__DIRECTIVE__
Select every line containing the word "this" from the material, and copy those lines.

──────── STORED RECORDS ────────

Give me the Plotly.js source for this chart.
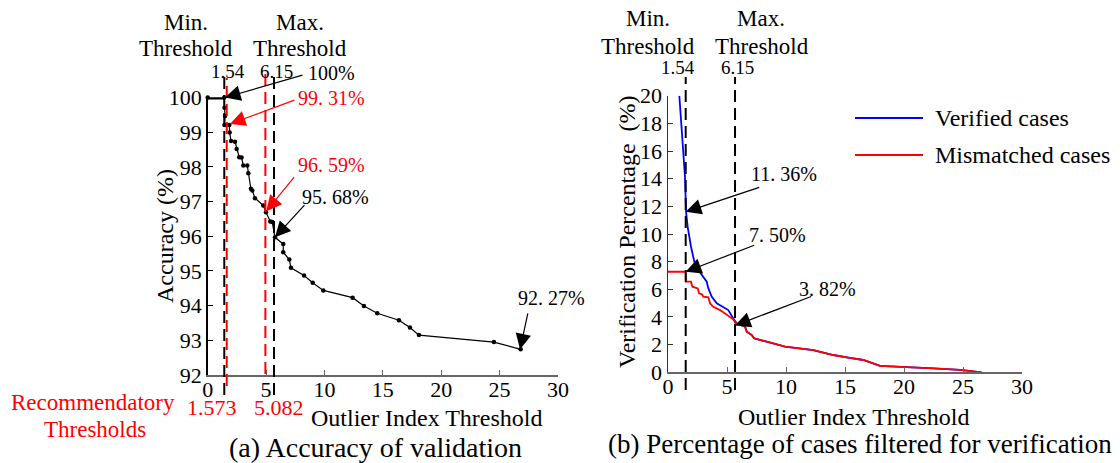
<!DOCTYPE html>
<html><head><meta charset="utf-8">
<script src="https://cdn.plot.ly/plotly-3.0.1.min.js"></script>
<style>html,body{margin:0;padding:0;background:#fff}#chart{width:1120px;height:463px}</style>
</head><body><div id="chart"></div>
<script>
// ---------- data ----------
const accX = [0,1.42,1.44,1.48,1.44,1.85,1.88,2.0,2.34,2.48,2.7,2.9,3.05,3.39,3.48,3.7,3.82,4.05,4.76,4.99,5.36,5.53,5.76,6.47,6.47,6.99,7.13,8.25,8.99,9.9,12.41,13.38,14.52,16.38,17.32,18.09,24.51,26.8];
const accY = [100,100,99.71,99.47,99.21,99.21,98.99,98.75,98.73,98.52,98.28,98.27,98.04,98.04,97.82,97.37,97.32,97.10,96.89,96.69,96.43,96.41,95.97,95.78,95.54,95.33,95.09,94.87,94.66,94.44,94.23,93.99,93.78,93.58,93.37,93.15,92.95,92.74];
const accFlatX = [0,1.42];   const accFlatY = [100,100];
const accStepX = [1.44,1.85]; const accStepY = [99.21,99.21];

const verX = [0.96,1.21,1.44,1.53,1.67,1.95,2.23,2.57,2.99,3.28,3.42,3.70,4.13,4.69,5.11,5.53,5.76,
              5.82,6.53,6.67,7.09,7.29,8.36,9.92,12.31,14.01,15.14,16.55,17.97,19.66,22.48,24.75,26.58];
const verY = [20,16.8,14.14,11.6,10.5,9.08,8.0,7.4,6.9,6.55,6.07,5.47,4.99,4.74,4.5,3.9,3.54,
              3.54,3.3,2.94,2.7,2.46,2.21,1.85,1.61,1.25,1.08,0.89,0.46,0.41,0.29,0.17,0];
const misX = [0,1.50,1.52,1.95,2.06,2.52,2.63,2.88,2.99,3.42,3.56,3.84,4.41,4.83,5.25,5.53,5.76,
              5.82,6.53,6.67,7.09,7.29,8.36,9.92,12.31,14.01,15.14,16.55,17.97,19.66,22.48,24.75,26.58];
const misY = [7.27,7.27,6.55,6.55,6.19,6.07,5.71,5.64,5.47,5.42,4.99,4.74,4.5,4.26,3.97,3.83,3.49,
              3.54,3.3,2.94,2.7,2.46,2.21,1.85,1.61,1.25,1.08,0.89,0.46,0.41,0.29,0.17,0];
const seriesNames = ['Verified cases','Mismatched cases'];

const leftThr = [1.42, 5.68];     // black dashed: Min./Max. threshold
const rightThr = [1.50, 5.68];
const thrLabels = ['1.54','6.15'];
const recThr = [1.63, 4.94];      // red dashed: recommendatory thresholds
const recLabels = ['1.573','5.082'];

// arrow tips [x, y, text]
const accNotes = [[1.48,100,'100%'],[1.9,99.24,'99. 31%'],[5.02,96.72,'96. 59%'],[5.76,95.97,'95. 68%'],[26.75,92.74,'92. 27%']];
const pctNotes = [[1.50,11.6,'11. 36%'],[1.50,7.27,'7. 50%'],[5.68,3.38,'3. 82%']];

// ---------- layout helpers ----------
const W = 1120, H = 463;
const px = v => v / W, py = v => 1 - v / H;
const FONT = '"Liberation Serif"';

const traces = [
  {x: accFlatX, y: accFlatY, xaxis:'x', yaxis:'y', mode:'lines', line:{color:'#000', width:4}, showlegend:false, hoverinfo:'skip', cliponaxis:false},
  {x: accStepX, y: accStepY, xaxis:'x', yaxis:'y', mode:'lines', line:{color:'#000', width:3}, showlegend:false, hoverinfo:'skip'},
  {x: accX, y: accY, xaxis:'x', yaxis:'y', mode:'lines+markers', line:{color:'#000', width:1.2}, marker:{color:'#000', size:4.5}, showlegend:false, cliponaxis:false},
  {x: verX, y: verY, xaxis:'x2', yaxis:'y2', mode:'lines', name: seriesNames[0], line:{color:'#0000ff', width:1.8}, showlegend:false},
  {x: misX, y: misY, xaxis:'x2', yaxis:'y2', mode:'lines', name: seriesNames[1], line:{color:'#ff0000', width:1.8}, showlegend:false}
];

const axBase = {showgrid:false, zeroline:false, showline:true, ticks:'inside', ticklen:5,
  tickfont:{family:FONT, size:22, color:'#000'}, fixedrange:true};

const shapes = [];
const dash = '12px,6px';
leftThr.forEach(v => shapes.push({type:'line', xref:'x', yref:'paper', x0:v, x1:v, y0:py(395), y1:py(76), line:{color:'#000', width:2, dash:dash}}));
shapes.push({type:'line', xref:'x', yref:'paper', x0:recThr[0], x1:recThr[0], y0:py(386), y1:py(78), line:{color:'#ff0000', width:2, dash:dash}});
shapes.push({type:'line', xref:'x', yref:'paper', x0:recThr[1], x1:recThr[1], y0:py(374), y1:py(70), line:{color:'#ff0000', width:2, dash:dash}});
rightThr.forEach(v => shapes.push({type:'line', xref:'x2', yref:'paper', x0:v, x1:v, y0:py(390), y1:py(77), line:{color:'#000', width:2, dash:dash}}));
shapes.push({type:'line', xref:'paper', yref:'paper', x0:px(855), x1:px(923), y0:py(118), y1:py(118), line:{color:'#0000ff', width:2}});
shapes.push({type:'line', xref:'paper', yref:'paper', x0:px(855), x1:px(923), y0:py(155), y1:py(155), line:{color:'#ff0000', width:2}});

const ann = [];
function txt(x, y, text, size, color, opts) {
  ann.push(Object.assign({xref:'paper', yref:'paper', x:px(x), y:py(y), text:text, showarrow:false,
    xanchor:'center', yanchor:'middle', font:{family:FONT, size:size, color:color||'#000'}}, opts||{}));
}
function arrow(xr, yr, x, y, ax, ay, color) {
  ann.push({xref:xr, yref:yr, x:x, y:y, text:' ', showarrow:true, ax:ax, ay:ay, arrowhead:2, arrowsize:2.6, arrowwidth:1.2,
    arrowcolor:color, standoff:0, startstandoff:0, font:{size:1}, borderpad:0});
}

txt(186, 22, 'Min.', 23); txt(186, 49, 'Threshold', 23);
txt(300, 22, 'Max.', 23); txt(300, 49, 'Threshold', 23);
txt(228, 71, thrLabels[0], 19); txt(276, 71, thrLabels[1], 19);
const accTextPos = [[331,73],[331,98],[331,165],[335,197],[551,298]];
const accColors = ['#000','#ff0000','#ff0000','#000','#000'];
const accTails = [[303,75],[295,100],[295,177],[305,205],[528,313]];
const accTips = [[225,97.6],[230,124],[266.7,211.7],[275,237.7],[520,350]];
accNotes.forEach((n,i) => {
  txt(accTextPos[i][0], accTextPos[i][1], n[2], 20, accColors[i]);
  arrow('x','y', n[0], n[1], accTails[i][0]-accTips[i][0], accTails[i][1]-accTips[i][1], accColors[i]);
});
txt(212, 407, recLabels[0], 22, '#ff0000'); txt(279, 407, recLabels[1], 22, '#ff0000');
txt(93, 402, 'Recommendatory', 23, '#ff0000'); txt(95, 429, 'Thresholds', 23, '#ff0000');
txt(427, 418, 'Outlier Index Threshold', 24);
txt(165, 236, 'Accuracy (%)', 24, '#000', {textangle:-90});
txt(376, 447, '(a) Accuracy of validation', 28);

txt(648, 18, 'Min.', 23); txt(648, 46, 'Threshold', 23);
txt(761, 18, 'Max.', 23); txt(762, 46, 'Threshold', 23);
txt(678, 68, thrLabels[0], 19); txt(737, 68, thrLabels[1], 19);
const pctTextPos = [[784,174],[777,235],[827,289]];
const pctTails = [[760,187],[755,245],[811.7,296.7]];
const pctTips = [[686,211.7],[686,271.7],[735,326]];
pctNotes.forEach((n,i) => {
  txt(pctTextPos[i][0], pctTextPos[i][1], n[2], 20);
  arrow('x2','y2', n[0], n[1], pctTails[i][0]-pctTips[i][0], pctTails[i][1]-pctTips[i][1], '#000');
});
txt(854, 417, 'Outlier Index Threshold', 24);
txt(627, 232, 'Verification Percentage  (%)', 24, '#000', {textangle:-90});
txt(860, 444, '(b) Percentage of cases filtered for verification', 27);
txt(933, 118, seriesNames[0], 24, '#000', {xanchor:'left'});
txt(933, 155, seriesNames[1], 24, '#000', {xanchor:'left'});

const layout = {
  width: W, height: H, margin:{l:0, r:0, t:0, b:0}, paper_bgcolor:'#fff', plot_bgcolor:'rgba(0,0,0,0)',
  showlegend:false, font:{family:FONT},
  xaxis: Object.assign({}, axBase, {domain:[px(207.7), px(558)], range:[0,30], tickvals:[0,5,10,15,20,25,30], anchor:'y',
    linecolor:'#666', linewidth:2, tickcolor:'#666', ticklabelstandoff:-6}),
  yaxis: Object.assign({}, axBase, {domain:[py(375), py(97.6)], range:[92,100], dtick:1, anchor:'x',
    linecolor:'#000', linewidth:1.5, tickcolor:'#000'}),
  xaxis2: Object.assign({}, axBase, {domain:[px(668), px(1022)], range:[0,30], tickvals:[0,5,10,15,20,25,30], anchor:'y2',
    linecolor:'#666', linewidth:2, tickcolor:'#666', ticklabelstandoff:-7}),
  yaxis2: Object.assign({}, axBase, {domain:[py(372.3), py(95.7)], range:[0,20], dtick:2, anchor:'x2',
    linecolor:'#333', linewidth:1.5, tickcolor:'#333'}),
  shapes: shapes,
  annotations: ann
};
Plotly.newPlot('chart', traces, layout, {staticPlot:true, displayModeBar:false});
</script></body></html>
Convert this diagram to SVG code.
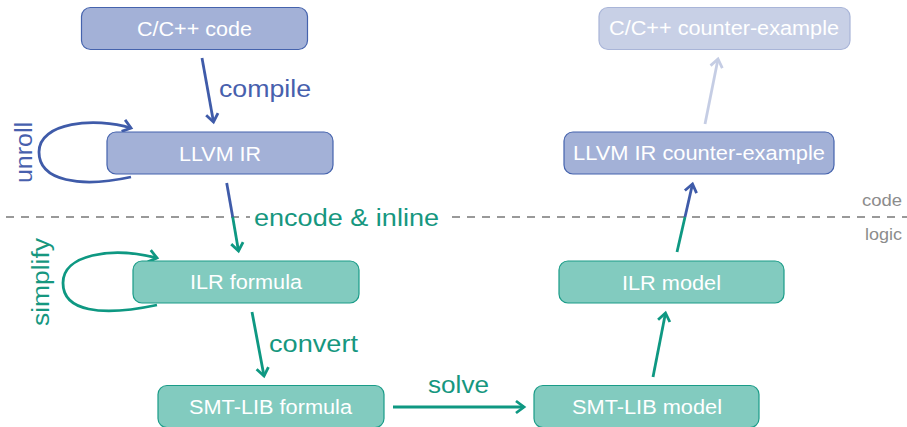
<svg xmlns="http://www.w3.org/2000/svg" width="907" height="427" viewBox="0 0 907 427">
  <style>
    .box-blue { fill: #a3b1d7; stroke: #4563ad; stroke-width: 1.2; }
    .box-teal { fill: #82cbbf; stroke: #1a9c88; stroke-width: 1.2; }
    .box-light { fill: #c8d0e6; stroke: #a9b5d8; stroke-width: 1.2; }
    .node-text { font-family: "Liberation Sans", Arial, sans-serif; font-size: 20px; fill: #ffffff; }
    .label { font-family: "Liberation Sans", Arial, sans-serif; font-size: 23px; }
    .lbl-blue { fill: #4760ad; }
    .lbl-teal { fill: #16977f; }
    .side { font-family: "Liberation Sans", Arial, sans-serif; font-size: 16px; fill: #8c8c8c; }
    .ln { fill: none; stroke-width: 2.8; stroke-linecap: butt; }
    .ln-blue { stroke: #3f5ba9; }
    .ln-teal { stroke: #0e9882; }
    .ln-light { stroke: #c5cde4; }
    .divider { stroke: #999999; stroke-width: 2; stroke-dasharray: 8 7; fill: none; }
  </style>
  <defs>
    <marker id="head-blue" markerUnits="userSpaceOnUse" orient="auto" markerWidth="20" markerHeight="20" refX="0" refY="0" viewBox="-12 -10 14 20" overflow="visible">
      <path d="M-8,-6 L0,0 L-8,6" fill="none" stroke="#3f5ba9" stroke-width="2.8"/>
    </marker>
    <marker id="head-teal" markerUnits="userSpaceOnUse" orient="auto" markerWidth="20" markerHeight="20" refX="0" refY="0" viewBox="-12 -10 14 20" overflow="visible">
      <path d="M-8,-6 L0,0 L-8,6" fill="none" stroke="#0e9882" stroke-width="2.8"/>
    </marker>
    <marker id="head-light" markerUnits="userSpaceOnUse" orient="auto" markerWidth="20" markerHeight="20" refX="0" refY="0" viewBox="-12 -10 14 20" overflow="visible">
      <path d="M-8,-6 L0,0 L-8,6" fill="none" stroke="#c5cde4" stroke-width="2.8"/>
    </marker>
  </defs>

  <!-- code / logic divider -->
  <g id="divider">
    <line class="divider" x1="6" y1="217" x2="250" y2="217"/>
    <line class="divider" x1="452" y1="217" x2="907" y2="217"/>
    <text class="side" x="862" y="206" textLength="40" lengthAdjust="spacingAndGlyphs">code</text>
    <text class="side" x="865" y="240" textLength="37" lengthAdjust="spacingAndGlyphs">logic</text>
  </g>

  <!-- connectors -->
  <g id="connectors">
    <!-- compile -->
    <line class="ln ln-blue" x1="202" y1="58" x2="213.5" y2="122" marker-end="url(#head-blue)"/>
    <!-- unroll loop -->
    <path class="ln ln-blue" d="M131,177 C80,188 39,181 39,152 C39,122 95,117 131,128" marker-end="url(#head-blue)"/>
    <!-- encode & inline (blue above divider, teal below) -->
    <line class="ln ln-blue" x1="226.7" y1="183" x2="232.7" y2="217"/>
    <line class="ln ln-teal" x1="232.7" y1="217" x2="238.5" y2="251" marker-end="url(#head-teal)"/>
    <!-- simplify loop -->
    <path class="ln ln-teal" d="M157,305 C100,317 63,311 63,283 C63,255 110,246 157,258" marker-end="url(#head-teal)"/>
    <!-- convert -->
    <line class="ln ln-teal" x1="252" y1="312" x2="264" y2="376" marker-end="url(#head-teal)"/>
    <!-- solve -->
    <line class="ln ln-teal" x1="393" y1="407" x2="524" y2="407" marker-end="url(#head-teal)"/>
    <!-- SMT-LIB model to ILR model -->
    <line class="ln ln-teal" x1="653" y1="377" x2="665.5" y2="313" marker-end="url(#head-teal)"/>
    <!-- ILR model to LLVM IR counter-example -->
    <line class="ln ln-teal" x1="677" y1="252" x2="685" y2="217"/>
    <line class="ln ln-blue" x1="685" y1="217" x2="692.5" y2="184" marker-end="url(#head-blue)"/>
    <!-- LLVM IR counter-example to C/C++ counter-example -->
    <line class="ln ln-light" x1="705" y1="124" x2="718" y2="59" marker-end="url(#head-light)"/>

    <text class="label lbl-blue" x="219" y="97" textLength="92" lengthAdjust="spacingAndGlyphs">compile</text>
    <text class="label lbl-blue" transform="translate(31.5,183) rotate(-90)" textLength="61" lengthAdjust="spacingAndGlyphs">unroll</text>
    <text class="label lbl-teal" x="254" y="226" textLength="185" lengthAdjust="spacingAndGlyphs">encode &amp; inline</text>
    <text class="label lbl-teal" transform="translate(48.5,326) rotate(-90)" textLength="88" lengthAdjust="spacingAndGlyphs">simplify</text>
    <text class="label lbl-teal" x="269" y="352" textLength="89" lengthAdjust="spacingAndGlyphs">convert</text>
    <text class="label lbl-teal" x="428" y="393" textLength="61" lengthAdjust="spacingAndGlyphs">solve</text>
  </g>

  <!-- nodes -->
  <g id="c-code">
    <rect class="box-blue" x="81.5" y="7.5" width="226" height="42" rx="9"/>
    <text class="node-text" x="137" y="36" textLength="115" lengthAdjust="spacingAndGlyphs">C/C++ code</text>
  </g>
  <g id="llvm-ir">
    <rect class="box-blue" x="107" y="132" width="226" height="42" rx="9"/>
    <text class="node-text" x="179" y="161" textLength="82" lengthAdjust="spacingAndGlyphs">LLVM IR</text>
  </g>
  <g id="ilr-formula">
    <rect class="box-teal" x="133" y="261" width="226" height="42" rx="9"/>
    <text class="node-text" x="190" y="289" textLength="112" lengthAdjust="spacingAndGlyphs">ILR formula</text>
  </g>
  <g id="smtlib-formula">
    <rect class="box-teal" x="158" y="385.5" width="226" height="42" rx="9"/>
    <text class="node-text" x="189" y="414" textLength="163" lengthAdjust="spacingAndGlyphs">SMT-LIB formula</text>
  </g>
  <g id="smtlib-model">
    <rect class="box-teal" x="534" y="385.5" width="225" height="42" rx="9"/>
    <text class="node-text" x="572" y="414" textLength="150" lengthAdjust="spacingAndGlyphs">SMT-LIB model</text>
  </g>
  <g id="ilr-model">
    <rect class="box-teal" x="559" y="261" width="225" height="42" rx="9"/>
    <text class="node-text" x="622" y="290" textLength="99" lengthAdjust="spacingAndGlyphs">ILR model</text>
  </g>
  <g id="llvm-counterexample">
    <rect class="box-blue" x="564" y="132" width="270" height="42" rx="9"/>
    <text class="node-text" x="573" y="160" textLength="252" lengthAdjust="spacingAndGlyphs">LLVM IR counter-example</text>
  </g>
  <g id="c-counterexample">
    <rect class="box-light" x="599" y="7.5" width="251" height="42" rx="9"/>
    <text class="node-text" x="609" y="35" textLength="230" lengthAdjust="spacingAndGlyphs">C/C++ counter-example</text>
  </g>
</svg>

────────

__FULL ANSWER__
Give me the Plotly.js source for this chart.
Convert this diagram to SVG code.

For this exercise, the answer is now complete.